Academics at the Grant Museum, part of the University College of London, made a rare find in an old box found in an Irish pub in 2011.

The Edwardian box, which they bought from the pub, contained bones of the extinct dodo along with a small model of the bird.

The staff of the Grant Museum are no strangers to odd finds. The museum already contains a sweet jar full of pickled baby moles, the skull and antlers of an extinct species of giant deer and now the dodo found in an Irish bar.

The bones had remained undetected in the box as they had been thrown in with the bones of crocodiles. Jack Ashby the museum's learning access manager, told "The Guardian" newspaper, "They do have common characteristics, crocodiles and birds…It was an understandable mistake."
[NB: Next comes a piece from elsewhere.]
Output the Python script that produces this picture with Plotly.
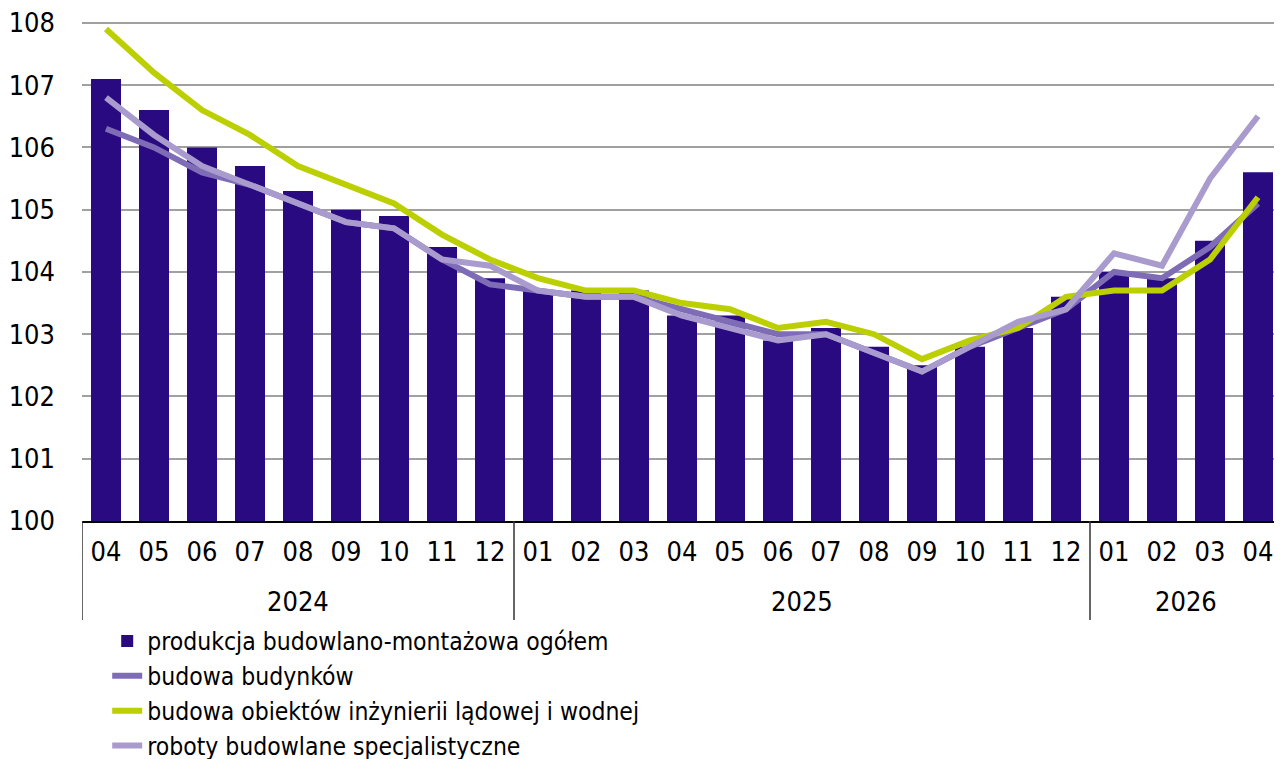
import plotly.graph_objects as go

# Categories: rok / miesiąc
years = ["2024"] * 9 + ["2025"] * 12 + ["2026"] * 4
months = ["04", "05", "06", "07", "08", "09", "10", "11", "12",
          "01", "02", "03", "04", "05", "06", "07", "08", "09", "10", "11", "12",
          "01", "02", "03", "04"]

# Series
ogolem = [107.1, 106.6, 106.0, 105.7, 105.3, 105.0, 104.9, 104.4, 103.9,
          103.7, 103.7, 103.7, 103.3, 103.3, 102.9, 103.1, 102.8, 102.5, 102.8, 103.1, 103.6,
          104.0, 103.9, 104.5, 105.6]
budynki = [106.3, 106.0, 105.6, 105.4, 105.1, 104.8, 104.7, 104.2, 103.8,
           103.7, 103.6, 103.6, 103.4, 103.2, 103.0, 103.0, 102.7, 102.4, 102.8, 103.1, 103.4,
           104.0, 103.9, 104.4, 105.1]
inzynieria = [107.9, 107.2, 106.6, 106.2, 105.7, 105.4, 105.1, 104.6, 104.2,
              103.9, 103.7, 103.7, 103.5, 103.4, 103.1, 103.2, 103.0, 102.6, 102.9, 103.1, 103.6,
              103.7, 103.7, 104.2, 105.2]
specjalistyczne = [106.8, 106.2, 105.7, 105.4, 105.1, 104.8, 104.7, 104.2, 104.1,
                   103.7, 103.6, 103.6, 103.3, 103.1, 102.9, 103.0, 102.7, 102.4, 102.8, 103.2, 103.4,
                   104.3, 104.1, 105.5, 106.5]

# unique category keys, months shown as tick text
x = [y + "-" + m for y, m in zip(years, months)]
FONT = "DejaVu Sans Condensed, sans-serif"

fig = go.Figure()
fig.add_trace(go.Bar(x=x, y=ogolem, name="produkcja budowlano-montażowa ogółem",
                     marker=dict(color="#2a0a80", line=dict(width=0))))
fig.add_trace(go.Scatter(x=x, y=budynki, name="budowa budynków", mode="lines",
                         line=dict(color="#7f6cb6", width=6)))
fig.add_trace(go.Scatter(x=x, y=inzynieria, name="budowa obiektów inżynierii lądowej i wodnej",
                         mode="lines", line=dict(color="#bccf00", width=6)))
fig.add_trace(go.Scatter(x=x, y=specjalistyczne, name="roboty budowlane specjalistyczne",
                         mode="lines", line=dict(color="#a99bcd", width=6)))

# year groups: label in the middle, dividers at the edges
year_list = []
for y in years:
    if y not in year_list:
        year_list.append(y)
bounds = [-0.5]
for y in year_list:
    first = years.index(y)
    last = len(years) - 1 - years[::-1].index(y)
    fig.add_annotation(x=(first + last) / 2, y=-0.16, xref="x", yref="paper",
                       text=y, showarrow=False, font=dict(size=27), yanchor="middle")
    bounds.append(last + 0.5)
for b in bounds:
    fig.add_shape(type="line", x0=b, x1=b, xref="x", y0=0, y1=-0.198, yref="paper",
                  line=dict(color="#333333", width=1.5))

# page body adds an 8px margin: figure shifted by 8px, bottom part runs off the page
fig.update_layout(
    width=1274, height=775,
    margin=dict(l=74, r=0, t=13, b=262, autoexpand=False),
    plot_bgcolor="white", paper_bgcolor="white",
    font=dict(family=FONT, size=27, color="black"),
    bargap=0.375,
    showlegend=True,
    legend=dict(orientation="v", x=0.021, xanchor="left", y=-0.195, yanchor="top",
                font=dict(size=24.5), tracegroupgap=0, traceorder="normal",
                bgcolor="rgba(0,0,0,0)"),
)
fig.update_yaxes(range=[100, 108.03], tickvals=[100, 101, 102, 103, 104, 105, 106, 107, 108],
                 showgrid=True, gridcolor="#a0a0a0", gridwidth=1.5,
                 zeroline=False, showline=False, ticks="", ticklabelstandoff=26,
                 ticklabeloverflow="allow", automargin=False)
fig.update_xaxes(type="category", range=[-0.5, len(x) - 0.5], tickvals=x, ticktext=months,
                 showgrid=False, showline=True, linecolor="black", linewidth=1.5,
                 ticks="", ticklabelstandoff=6, automargin=False)

fig.write_html("out.html")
The remains of the dodo are an exceptional find. No complete specimen survives. The bones are now displayed next to the quagga, an extinct South African relative of the horse.

What was a dodo?

The dodo is an extinct flightless bird of Mauritius (an island of the Indian Ocean), one of the three species that constituted the family Raphidae. The birds were first seen by Portuguese sailors in about 1507 and were exterminated by humans and their introduced animals. The dodo was extinct by 1681, the Réunion solitaire by 1746, and the Rodrigues solitaire by about 1790. The dodo is frequently cited as one of the most well-known examples of human-induced extinction and also serves as a symbol of obsolescence with respect to human technological progress.

The dodo, bigger than a turkey, weighed about 23 kg (about 50 pounds). It had blue-gray plumage, a big head, a 23-cm (9-inch) blackish bill with a reddish sheath forming the hooked tip, small useless wings, stout yellow legs, and a tuft of curly feathers high on its rear end.